New Testament Christians then are under no obligation to tithe, nor is there justification to teach tithing in the New Testament context. To take any parts of the Old Testament and make them prescriptive, no matter how popular they may be in modern culture, be it tithing, the sabath or Jewish feasts for example, is to put ourselves back under bondage.
Paul addressed a very similar issue in regard to circumcision during the first century.
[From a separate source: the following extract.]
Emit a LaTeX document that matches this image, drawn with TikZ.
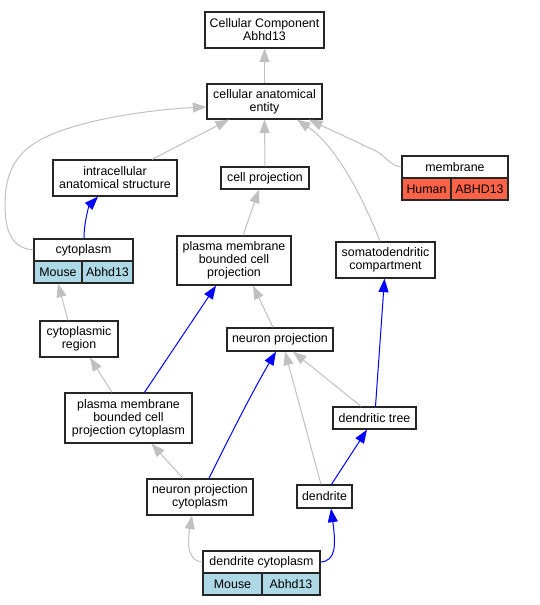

His argument was that partaking in a part of the law obligates one to partake in the whole (salvation is either by works or faith), and further more it disqualifies us from the whole of that which is new.
Gal 5:1 For freedom Christ has set us free; stand firm therefore, and do not submit again to a yoke of slavery.2 Look: I, Paul, say to you that if you accept circumcision, Christ will be of no advantage to you. 3 I testify again to every man who accepts circumcision that he is obligated to keep the whole law.
Jesus’ illustration of the cloth is apt here;
Mat 9:16 No one puts a piece of unshrunk cloth on an old garment, for the patch tears away from the garment, and a worse tear is made.
Partaking in any old testament law; moral, social or ceremonial is as indefensible in the New Testament context as holding onto every law, whether it’s stoning adulterers, or not wearing garments of mixed materials. To justify one and reject others is a logical error. Either we must reject all old testament law or accept all old testament law.
In conclusion I believe that tithing is still so popular today because churches need finance to function, and putting an obligation on church members to tithe ensures money comes in to pay the bills. If churches taught that God’s protection and blessing is not dependent on mans obedience to give a 10th of his money, it will set people free to know that God is not after their money, but their hearts.
Like the apostles did, let us leave old testament prescriptions behind us and teach generosity and obedience that arises from a man’s heart, out of love, and never from obedience to the law.